Short exercise
Write out the entire listing below exactly as it appears, minus any pictures.

Given information
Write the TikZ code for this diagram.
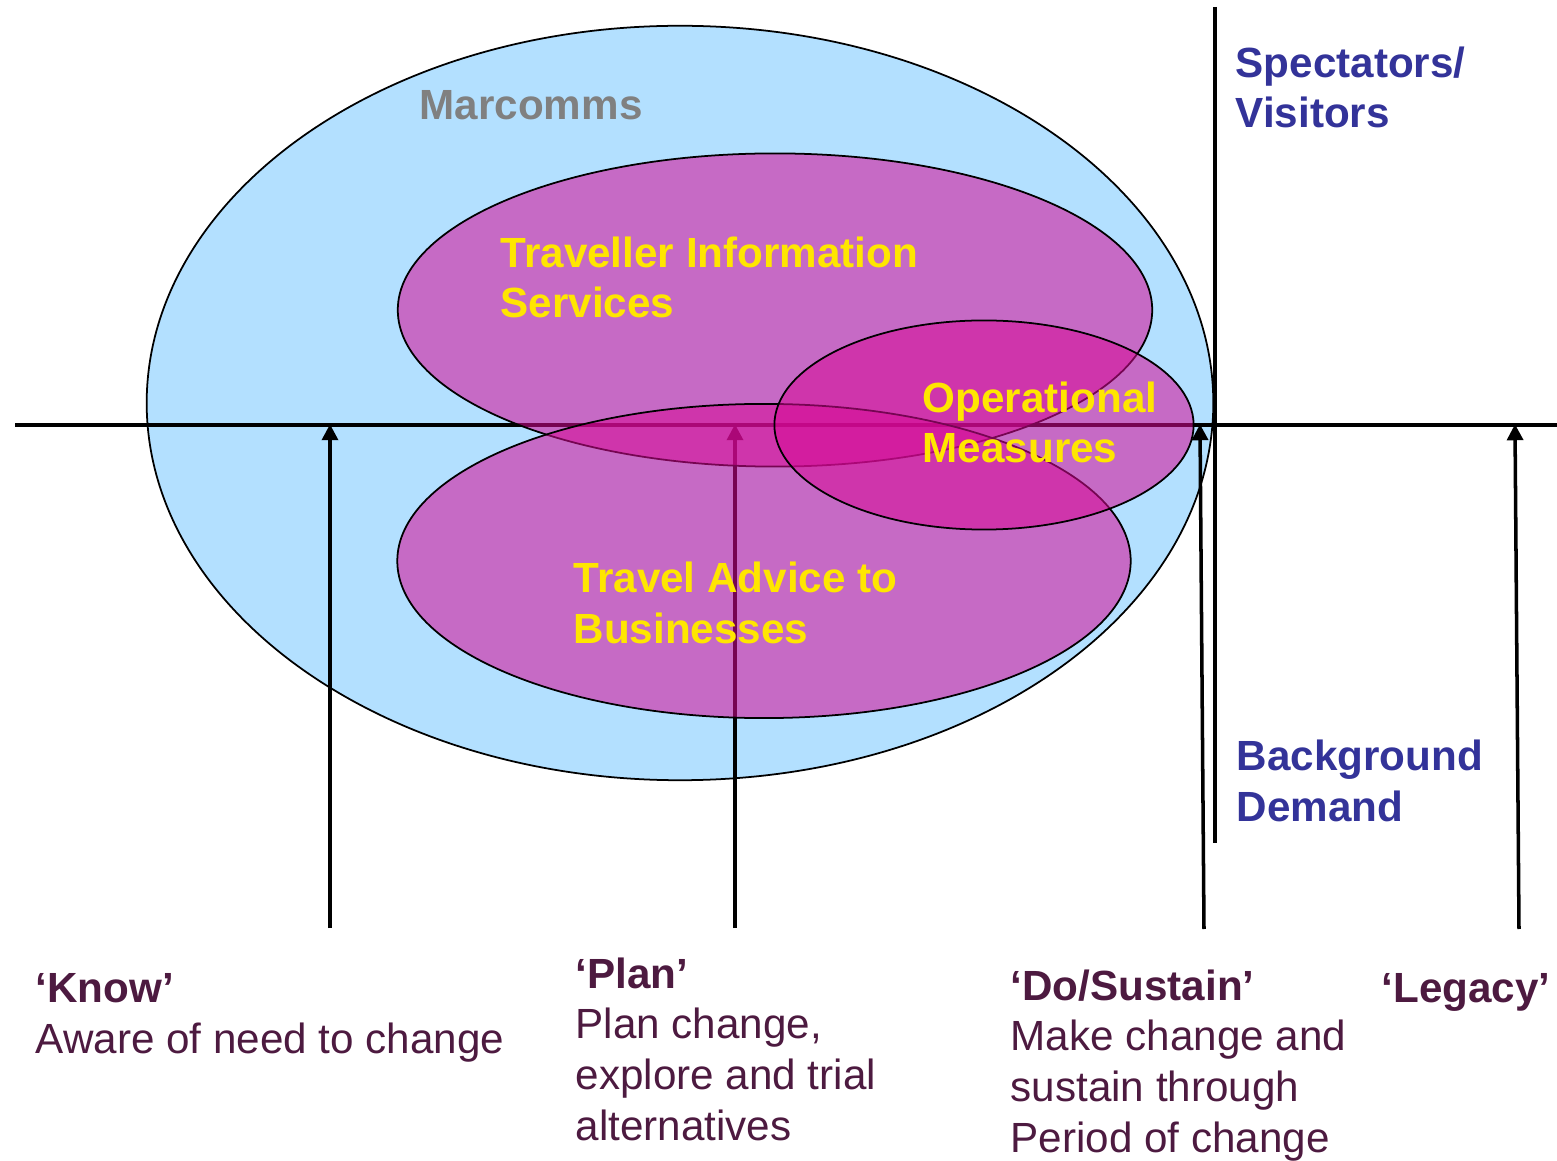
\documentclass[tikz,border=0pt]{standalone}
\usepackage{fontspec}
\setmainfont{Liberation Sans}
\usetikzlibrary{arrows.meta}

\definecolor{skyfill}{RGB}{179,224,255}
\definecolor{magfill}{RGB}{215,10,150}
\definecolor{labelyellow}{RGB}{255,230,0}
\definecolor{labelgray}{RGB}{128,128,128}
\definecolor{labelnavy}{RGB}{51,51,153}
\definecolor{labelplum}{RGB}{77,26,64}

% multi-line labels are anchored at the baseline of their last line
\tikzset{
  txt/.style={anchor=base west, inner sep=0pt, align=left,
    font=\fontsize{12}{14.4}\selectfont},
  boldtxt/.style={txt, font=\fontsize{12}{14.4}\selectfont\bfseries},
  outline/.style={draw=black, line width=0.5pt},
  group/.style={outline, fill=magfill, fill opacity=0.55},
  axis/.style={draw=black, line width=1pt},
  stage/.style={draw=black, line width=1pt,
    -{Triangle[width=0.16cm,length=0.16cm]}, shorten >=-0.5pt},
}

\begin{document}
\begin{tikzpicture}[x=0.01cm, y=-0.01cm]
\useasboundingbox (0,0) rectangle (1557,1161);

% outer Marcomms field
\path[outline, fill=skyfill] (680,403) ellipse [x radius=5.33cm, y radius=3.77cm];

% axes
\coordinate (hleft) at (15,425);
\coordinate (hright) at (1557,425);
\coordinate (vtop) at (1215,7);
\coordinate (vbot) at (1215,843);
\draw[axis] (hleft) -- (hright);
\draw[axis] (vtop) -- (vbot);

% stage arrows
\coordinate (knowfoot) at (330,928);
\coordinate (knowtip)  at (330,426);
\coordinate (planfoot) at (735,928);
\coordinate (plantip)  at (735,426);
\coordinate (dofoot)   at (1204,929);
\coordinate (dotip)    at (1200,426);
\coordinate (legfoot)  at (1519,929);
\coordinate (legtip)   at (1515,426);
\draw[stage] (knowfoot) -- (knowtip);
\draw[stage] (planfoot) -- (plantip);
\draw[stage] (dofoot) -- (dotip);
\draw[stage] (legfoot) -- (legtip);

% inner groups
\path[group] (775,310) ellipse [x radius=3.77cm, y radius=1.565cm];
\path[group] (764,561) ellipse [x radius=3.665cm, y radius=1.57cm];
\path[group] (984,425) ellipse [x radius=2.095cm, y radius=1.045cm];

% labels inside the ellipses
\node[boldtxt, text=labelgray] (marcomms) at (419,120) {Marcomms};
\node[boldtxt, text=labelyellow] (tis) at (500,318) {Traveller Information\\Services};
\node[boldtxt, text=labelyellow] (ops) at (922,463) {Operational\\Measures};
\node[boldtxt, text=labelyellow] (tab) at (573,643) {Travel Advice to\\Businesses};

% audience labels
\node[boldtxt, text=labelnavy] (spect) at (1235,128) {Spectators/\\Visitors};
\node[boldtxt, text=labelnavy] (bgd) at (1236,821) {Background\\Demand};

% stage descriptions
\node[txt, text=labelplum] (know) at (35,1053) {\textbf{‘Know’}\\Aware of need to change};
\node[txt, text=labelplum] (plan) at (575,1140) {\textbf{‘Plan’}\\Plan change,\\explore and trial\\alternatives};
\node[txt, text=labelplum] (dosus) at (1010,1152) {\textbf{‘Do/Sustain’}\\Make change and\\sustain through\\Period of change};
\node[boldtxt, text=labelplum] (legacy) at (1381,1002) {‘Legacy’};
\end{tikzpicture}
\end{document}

The answer
Write the TikZ code for this diagram.
\documentclass[tikz,border=0pt]{standalone}
\usepackage{fontspec}
\setmainfont{Liberation Sans}
\usetikzlibrary{arrows.meta}

\definecolor{skyfill}{RGB}{179,224,255}
\definecolor{magfill}{RGB}{215,10,150}
\definecolor{labelyellow}{RGB}{255,230,0}
\definecolor{labelgray}{RGB}{128,128,128}
\definecolor{labelnavy}{RGB}{51,51,153}
\definecolor{labelplum}{RGB}{77,26,64}

% multi-line labels are anchored at the baseline of their last line
\tikzset{
  txt/.style={anchor=base west, inner sep=0pt, align=left,
    font=\fontsize{12}{14.4}\selectfont},
  boldtxt/.style={txt, font=\fontsize{12}{14.4}\selectfont\bfseries},
  outline/.style={draw=black, line width=0.5pt},
  group/.style={outline, fill=magfill, fill opacity=0.55},
  axis/.style={draw=black, line width=1pt},
  stage/.style={draw=black, line width=1pt,
    -{Triangle[width=0.16cm,length=0.16cm]}, shorten >=-0.5pt},
}

\begin{document}
\begin{tikzpicture}[x=0.01cm, y=-0.01cm]
\useasboundingbox (0,0) rectangle (1557,1161);

% outer Marcomms field
\path[outline, fill=skyfill] (680,403) ellipse [x radius=5.33cm, y radius=3.77cm];

% axes
\coordinate (hleft) at (15,425);
\coordinate (hright) at (1557,425);
\coordinate (vtop) at (1215,7);
\coordinate (vbot) at (1215,843);
\draw[axis] (hleft) -- (hright);
\draw[axis] (vtop) -- (vbot);

% stage arrows
\coordinate (knowfoot) at (330,928);
\coordinate (knowtip)  at (330,426);
\coordinate (planfoot) at (735,928);
\coordinate (plantip)  at (735,426);
\coordinate (dofoot)   at (1204,929);
\coordinate (dotip)    at (1200,426);
\coordinate (legfoot)  at (1519,929);
\coordinate (legtip)   at (1515,426);
\draw[stage] (knowfoot) -- (knowtip);
\draw[stage] (planfoot) -- (plantip);
\draw[stage] (dofoot) -- (dotip);
\draw[stage] (legfoot) -- (legtip);

% inner groups
\path[group] (775,310) ellipse [x radius=3.77cm, y radius=1.565cm];
\path[group] (764,561) ellipse [x radius=3.665cm, y radius=1.57cm];
\path[group] (984,425) ellipse [x radius=2.095cm, y radius=1.045cm];

% labels inside the ellipses
\node[boldtxt, text=labelgray] (marcomms) at (419,120) {Marcomms};
\node[boldtxt, text=labelyellow] (tis) at (500,318) {Traveller Information\\Services};
\node[boldtxt, text=labelyellow] (ops) at (922,463) {Operational\\Measures};
\node[boldtxt, text=labelyellow] (tab) at (573,643) {Travel Advice to\\Businesses};

% audience labels
\node[boldtxt, text=labelnavy] (spect) at (1235,128) {Spectators/\\Visitors};
\node[boldtxt, text=labelnavy] (bgd) at (1236,821) {Background\\Demand};

% stage descriptions
\node[txt, text=labelplum] (know) at (35,1053) {\textbf{‘Know’}\\Aware of need to change};
\node[txt, text=labelplum] (plan) at (575,1140) {\textbf{‘Plan’}\\Plan change,\\explore and trial\\alternatives};
\node[txt, text=labelplum] (dosus) at (1010,1152) {\textbf{‘Do/Sustain’}\\Make change and\\sustain through\\Period of change};
\node[boldtxt, text=labelplum] (legacy) at (1381,1002) {‘Legacy’};
\end{tikzpicture}
\end{document}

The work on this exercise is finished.